Appellant initially raised three alleged trial court errors, all related to habitual offender sentencing. He contended that the court failed to make the specific findings required by section 775.084, Florida Statutes, that it imposed an excessive habitual offender sentence for a third degree felony, and that it improperly imposed habitual offender sentences for misdemeanors. The state conceded that the fifteen year sentence for the third degree felony must be reduced to ten years, the statutory maximum sentence. It suggested that the written order, which reflects that appellant received habitual offender sentences for the two misdemeanors, contained a “scrivener’s error” which should be corrected to conform to the oral pronouncements at sentencing.

As to the first issue, the record showed that the state had introduced certified copies of the prior convictions and a certificate that appellant had not been pardoned. The state argued that defense counsel’s admission that appellant qualified for habitual offender sentencing obviated the need for specific findings on the statutory factors, and constituted a waiver of appellant's right to appeal a "purely technical error.” On this issue, we were constrained to follow Jones v. State, 606 So.2d 709 (Fla. 1st DCA 1992), an en banc opinion which required reversal of habitual offender sentences when the trial court failed to make the specific findings required by the habitual offender statute, but we certified the question, see Peek v. State, 610 So.2d 5 (Fla. 1st DCA 1992).

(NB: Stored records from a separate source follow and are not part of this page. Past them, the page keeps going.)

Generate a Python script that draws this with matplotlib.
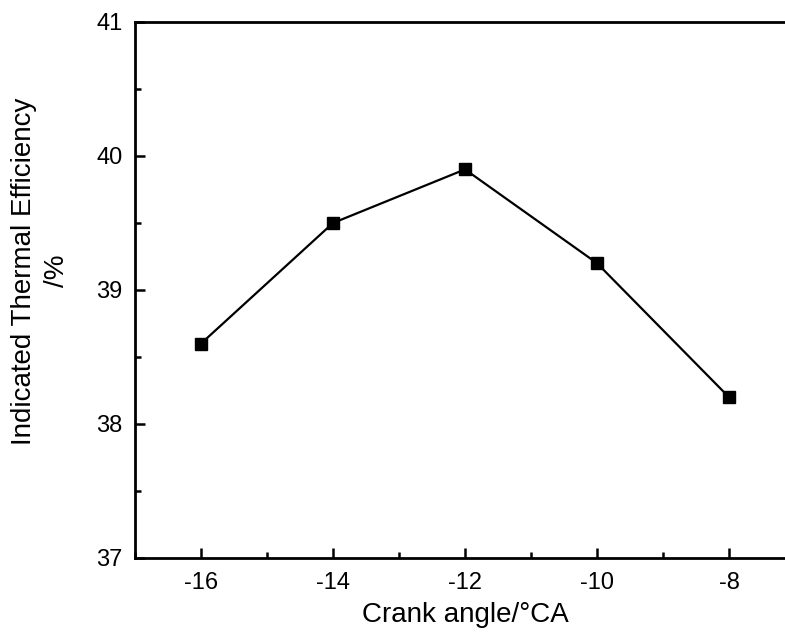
import matplotlib
matplotlib.use("Agg")
import matplotlib.pyplot as plt
from matplotlib.ticker import MultipleLocator

plt.rcParams['font.family'] = ['Liberation Sans', 'DejaVu Sans']
plt.rcParams['axes.unicode_minus'] = False

# data
crank_angle = [-16, -14, -12, -10, -8]
efficiency = [38.6, 39.5, 39.9, 39.2, 38.2]
x_ticks = [-16, -14, -12, -10, -8]
y_ticks = [37, 38, 39, 40, 41]

fig = plt.figure(figsize=(7.85, 6.34), dpi=100)
# axes run past the right edge of the picture, as in the reference
ax = fig.add_axes([135 / 785, 1 - 558 / 634, 660 / 785, 536 / 634])

ax.plot(crank_angle, efficiency, color='black', lw=1.6,
        marker='s', markersize=8.5, markerfacecolor='black')

ax.set_xlim(-17, -7)
ax.set_ylim(37, 41)
ax.set_xticks(x_ticks)
ax.set_yticks(y_ticks)
ax.xaxis.set_minor_locator(MultipleLocator(1))
ax.yaxis.set_minor_locator(MultipleLocator(0.5))

ax.tick_params(which='both', direction='in', width=1.8, labelsize=17,
               top=False, right=False)
ax.tick_params(which='major', length=7)
ax.tick_params(axis='y', which='major', pad=9)
ax.tick_params(axis='x', which='major', pad=10)
ax.tick_params(which='minor', length=4)

for s in ax.spines.values():
    s.set_linewidth(2)

# keep the x label just inside the bottom edge
ax.set_xlabel('Crank angle/°CA', fontsize=20, labelpad=6)
ax.set_ylabel('Indicated Thermal Efficiency\n/%', fontsize=20,
              linespacing=1.35)
ax.yaxis.set_label_coords(-0.099, 0.535)

fig.savefig('out.png', dpi=100)
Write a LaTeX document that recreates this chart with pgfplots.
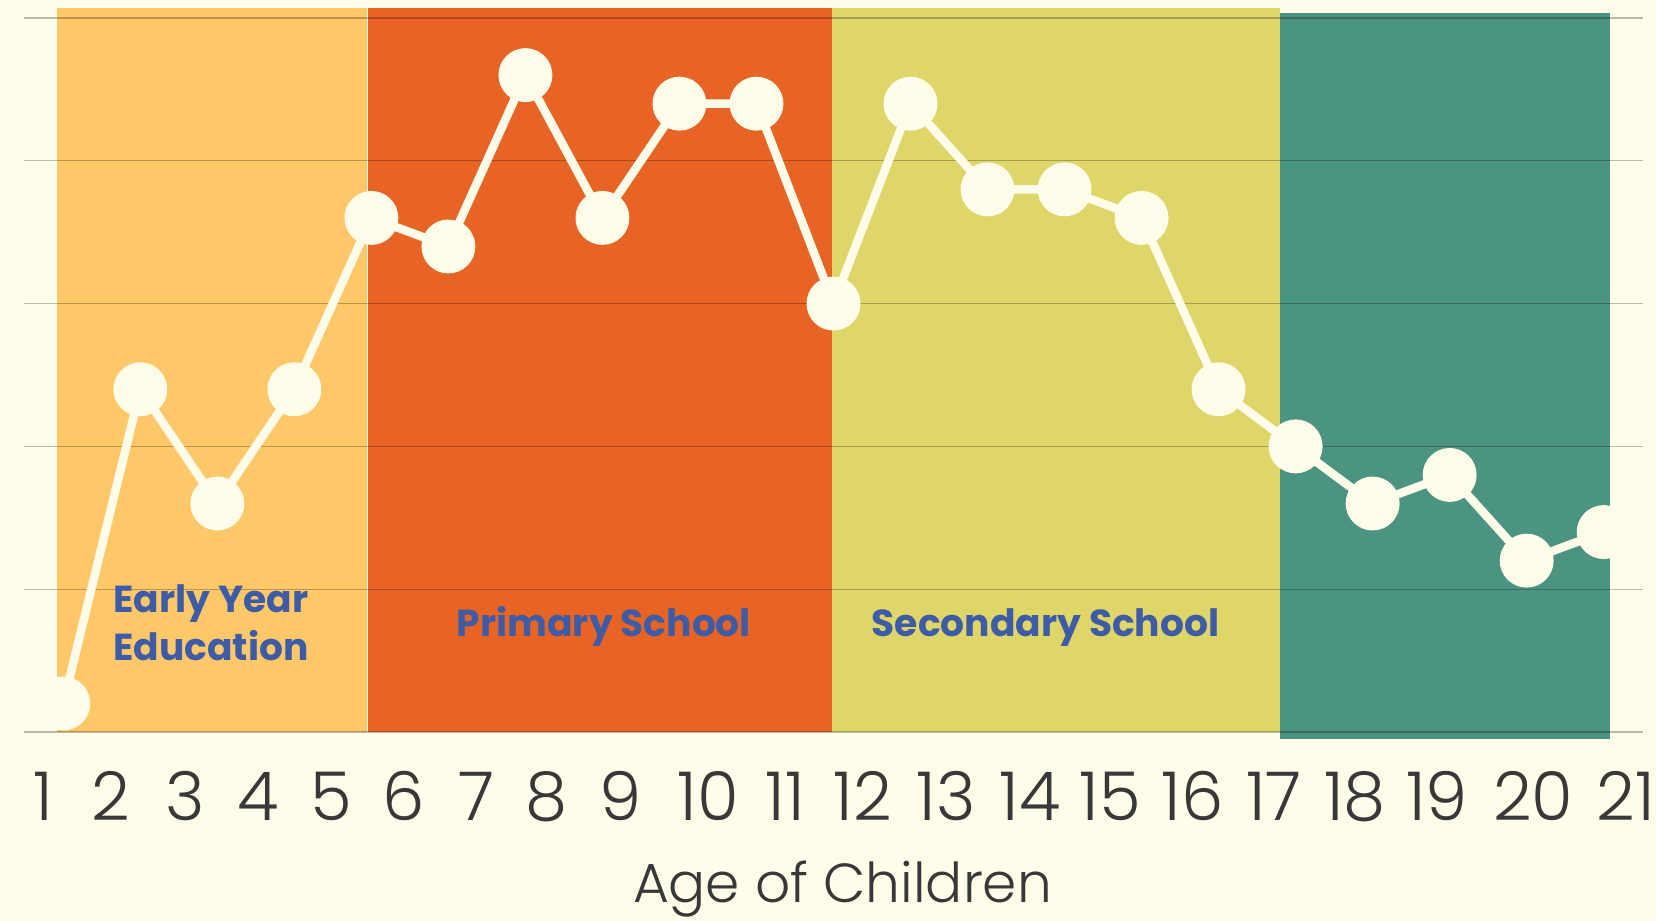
\documentclass[border=0pt]{standalone}
\usepackage{fontspec}
\setmainfont{Poppins}
\newfontfamily\plight{Poppins Light}
\usepackage{pgfplots}
\pgfplotsset{compat=1.18}
\definecolor{bgc}{RGB}{255,252,233}
\definecolor{bandA}{RGB}{254,200,104}
\definecolor{bandB}{RGB}{231,100,37}
\definecolor{bandC}{RGB}{223,214,106}
\definecolor{bandD}{RGB}{76,148,130}
\definecolor{linec}{RGB}{255,252,233}
\definecolor{txtblue}{RGB}{62,91,166}
\definecolor{tickc}{RGB}{56,56,56}
\begin{document}
\begin{tikzpicture}
\path[use as bounding box, fill=bgc] (0,0) rectangle (828pt,460.5pt);
% background axis: bands, grid, tick labels
\begin{axis}[
  at={(12pt,94.5pt)}, anchor=south west,
  scale only axis, width=809.35pt, height=357pt,
  xmin=0.4897, xmax=21.506, ymin=0, ymax=25,
  clip=false, axis on top,
  axis line style={draw=none},
  ytick={5,10,15,20,25}, yticklabels={},
  ymajorgrids,
  major grid style={draw=black, draw opacity=0.26, line width=0.65pt},
  extra y ticks={0}, extra y tick labels={},
  extra y tick style={grid style={draw=black, draw opacity=0.72, line width=0.8pt}},
  xtick={0.7364,1.6193,2.5801,3.5279,4.4757,5.4235,6.3583,7.2802,8.2409,9.3705,10.3703,11.3830,12.4606,13.5513,14.5900,15.6676,16.7193,17.7710,18.8357,20.0821,21.2896},
  xticklabels={1,2,3,4,5,6,7,8,9,10,11,12,13,14,15,16,17,18,19,20,21},
  major tick length=0pt,
  xticklabel style={anchor=base, yshift=-44.5pt, text=tickc, font=\plight\fontsize{33.7pt}{40pt}\selectfont},
]
\fill[bandA] (axis cs:0.9182,0) rectangle (axis cs:4.9405,25.35);
\fill[bandB] (axis cs:4.9535,0) rectangle (axis cs:10.9805,25.35);
\fill[bandC] (axis cs:10.9805,0) rectangle (axis cs:16.797,25.35);
\fill[bandD] (axis cs:16.797,-0.2346) rectangle (axis cs:21.078,25.175);
\end{axis}
% data axis, clipped to the bands
\begin{axis}[
  at={(28.5pt,87.36pt)}, anchor=south west,
  scale only axis, width=776.35pt, height=371.28pt,
  xmin=0.9182, xmax=21.078, ymin=-0.5, ymax=25.5,
  hide axis, clip=true,
]
\addplot[color=linec, line width=4.25pt, line join=round,
  mark=*, mark size=11.35pt, mark options={fill=linec, draw=none}]
  coordinates {(1,1) (2,12) (3,8) (4,12) (5,18) (6,17) (7,23) (8,18) (9,22) (10,22) (11,15) (12,22) (13,19) (14,19) (15,18) (16,12) (17,10) (18,8) (19,9) (20,6) (21,7)};
\end{axis}
\begin{scope}[every node/.style={anchor=base, inner sep=0pt, text=txtblue, font=\bfseries\fontsize{18.8pt}{22pt}\selectfont}]
\node at (105.5pt,154pt) {Early Year};
\node at (105.5pt,130pt) {Education};
\node at (302pt,142.15pt) {Primary School};
\node at (522.75pt,142.15pt) {Secondary School};
\end{scope}
\node[anchor=base, inner sep=0pt, text=tickc, font=\plight\fontsize{27.5pt}{33pt}\selectfont] at (421.25pt,9.2pt) {Age of Children};
\end{tikzpicture}
\end{document}
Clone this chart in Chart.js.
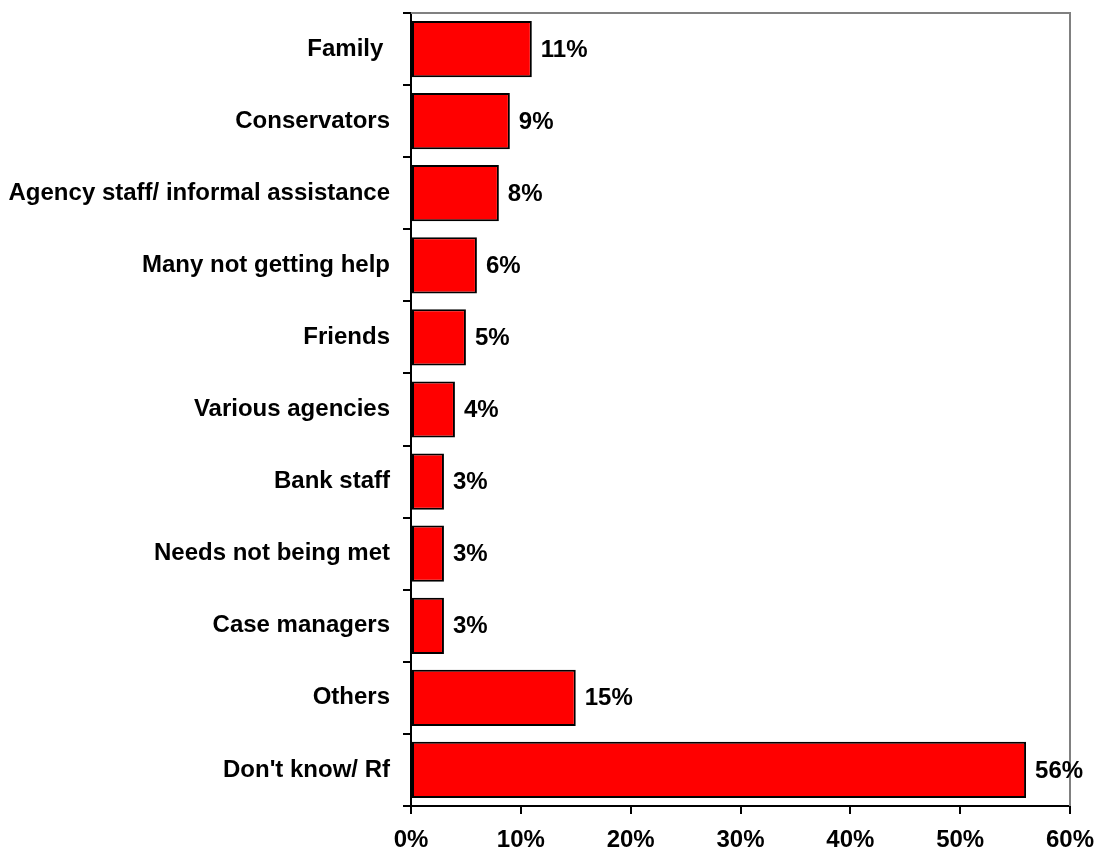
<!DOCTYPE html>
<html>
<head>
<meta charset="utf-8">
<script src="https://cdn.jsdelivr.net/npm/chart.js@4/dist/chart.umd.min.js"></script>
<style>
  html, body { margin: 0; padding: 0; background: #fff; }
  #wrap { width: 1097px; height: 854px; }
</style>
</head>
<body>
<div id="wrap"><canvas id="helpChart" width="1097" height="854"></canvas></div>
<script>
// Who is helping - share of responses
const categories = [
  "Family ",
  "Conservators",
  "Agency staff/ informal assistance",
  "Many not getting help",
  "Friends",
  "Various agencies",
  "Bank staff",
  "Needs not being met",
  "Case managers",
  "Others",
  "Don't know/ Rf"
];
const shares = [11, 9, 8, 6, 5, 4, 3, 3, 3, 15, 56];
const xTicks = [0, 10, 20, 30, 40, 50, 60];

const labelFont = { family: "'Liberation Sans', Arial, sans-serif", size: 24, weight: "bold" };

// gray frame on the top and right of the plot area
const frameLines = {
  id: "frameLines",
  beforeDatasetsDraw(chart) {
    const { ctx, chartArea } = chart;
    ctx.save();
    ctx.strokeStyle = "#808080";
    ctx.lineWidth = 2;
    ctx.beginPath();
    ctx.moveTo(chartArea.left, chartArea.top);
    ctx.lineTo(chartArea.right, chartArea.top);
    ctx.lineTo(chartArea.right, chartArea.bottom);
    ctx.stroke();
    ctx.restore();
  }
};

// percentage written at the end of each bar
const barValues = {
  id: "barValues",
  afterDatasetsDraw(chart) {
    const { ctx } = chart;
    const meta = chart.getDatasetMeta(0);
    ctx.save();
    ctx.fillStyle = "#000";
    ctx.font = "bold 24px 'Liberation Sans', Arial, sans-serif";
    ctx.textAlign = "left";
    ctx.textBaseline = "middle";
    meta.data.forEach((bar, i) => {
      ctx.fillText(shares[i] + "%", bar.x + 9, bar.y + 1);
    });
    ctx.restore();
  }
};

// keep the plot area where the layout padding puts it
function noEdgePadding(scale) {
  scale.paddingTop = 0;
  scale.paddingBottom = 0;
  scale.paddingLeft = 0;
  scale.paddingRight = 0;
}

new Chart(document.getElementById("helpChart"), {
  type: "bar",
  data: {
    labels: categories,
    datasets: [
      {
        data: shares,
        backgroundColor: "#ff0000",
        borderColor: "#000",
        borderWidth: 2,
        borderSkipped: false,
        barPercentage: 0.78,
        categoryPercentage: 1
      }
    ]
  },
  options: {
    indexAxis: "y",
    responsive: false,
    animation: false,
    events: [],
    layout: { padding: { top: 13, right: 27, left: 0, bottom: 0 } },
    plugins: {
      legend: { display: false },
      tooltip: { enabled: false }
    },
    scales: {
      x: {
        min: 0,
        max: 60,
        afterBuildTicks(scale) {
          scale.ticks = xTicks.map((v) => ({ value: v }));
        },
        afterFit(scale) {
          scale.height = 48;
          noEdgePadding(scale);
        },
        border: { color: "#000", width: 2 },
        grid: { drawOnChartArea: false, color: "#000", lineWidth: 2, tickLength: 8 },
        ticks: {
          color: "#000",
          font: labelFont,
          padding: 12,
          maxRotation: 0,
          callback: (v) => v + "%"
        }
      },
      y: {
        afterFit(scale) {
          scale.width = 411;
          noEdgePadding(scale);
        },
        border: { color: "#000", width: 2 },
        grid: { offset: true, drawOnChartArea: false, color: "#000", lineWidth: 2, tickLength: 8 },
        ticks: { color: "#000", font: labelFont, padding: 13 }
      }
    }
  },
  plugins: [frameLines, barValues]
});
</script>
</body>
</html>
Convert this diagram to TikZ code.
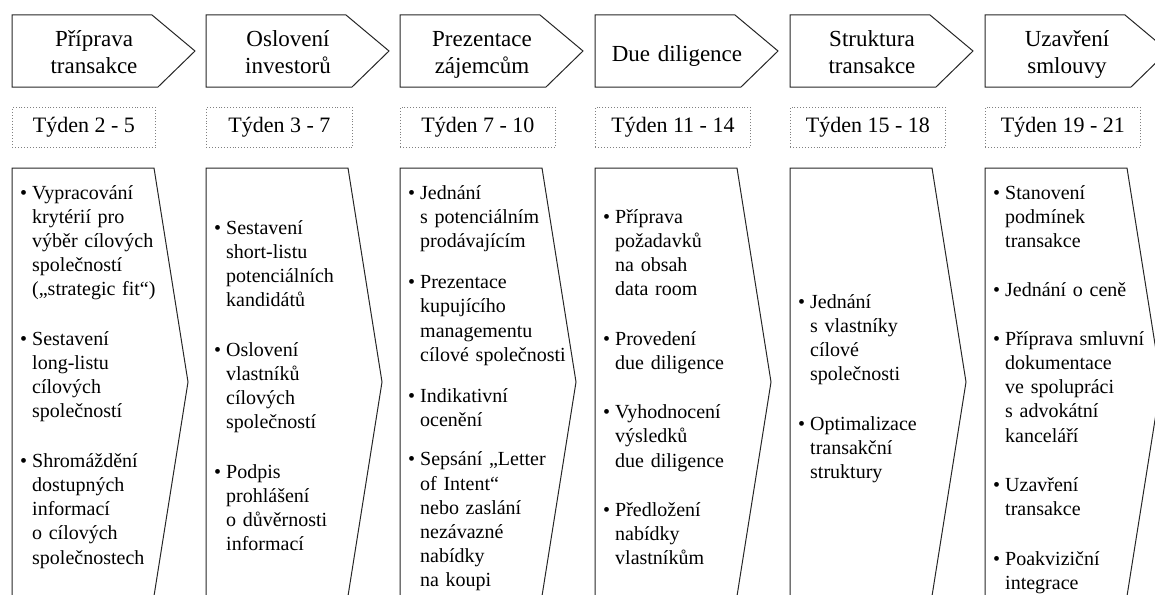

In State of Florida v. James Tommy Peek, 616 So.2d 50 (Fla.1993), the supreme court quashed our opinion and remanded for proceedings consistent with State v. Rucker, 613 So.2d 460, 462 (Fla.1993), in which it held that when the state introduces unrebutted evidence of the defendant’s prior convictions, e.g., certified copies, “a court may infer that there has been no pardon or set aside. In such a case, a court’s failure to make these ministerial findings is subject to harmless error analysis.”

In accordance with the supreme court’s mandate, we find that the trial court’s failure to make the specific findings required *435by the habitual offender statute was harmless error. However, we REVERSE the sentences for the third degree felony and the two misdemeanors, and REMAND for resentencing, reminding the trial court that section 775.084 no longer applies to misdemeanor offenses, and that the sentence for the third degree felony may not exceed the ten year statutory maximum.

ERVIN, ZEHMER and BARFIELD, JJ., concur.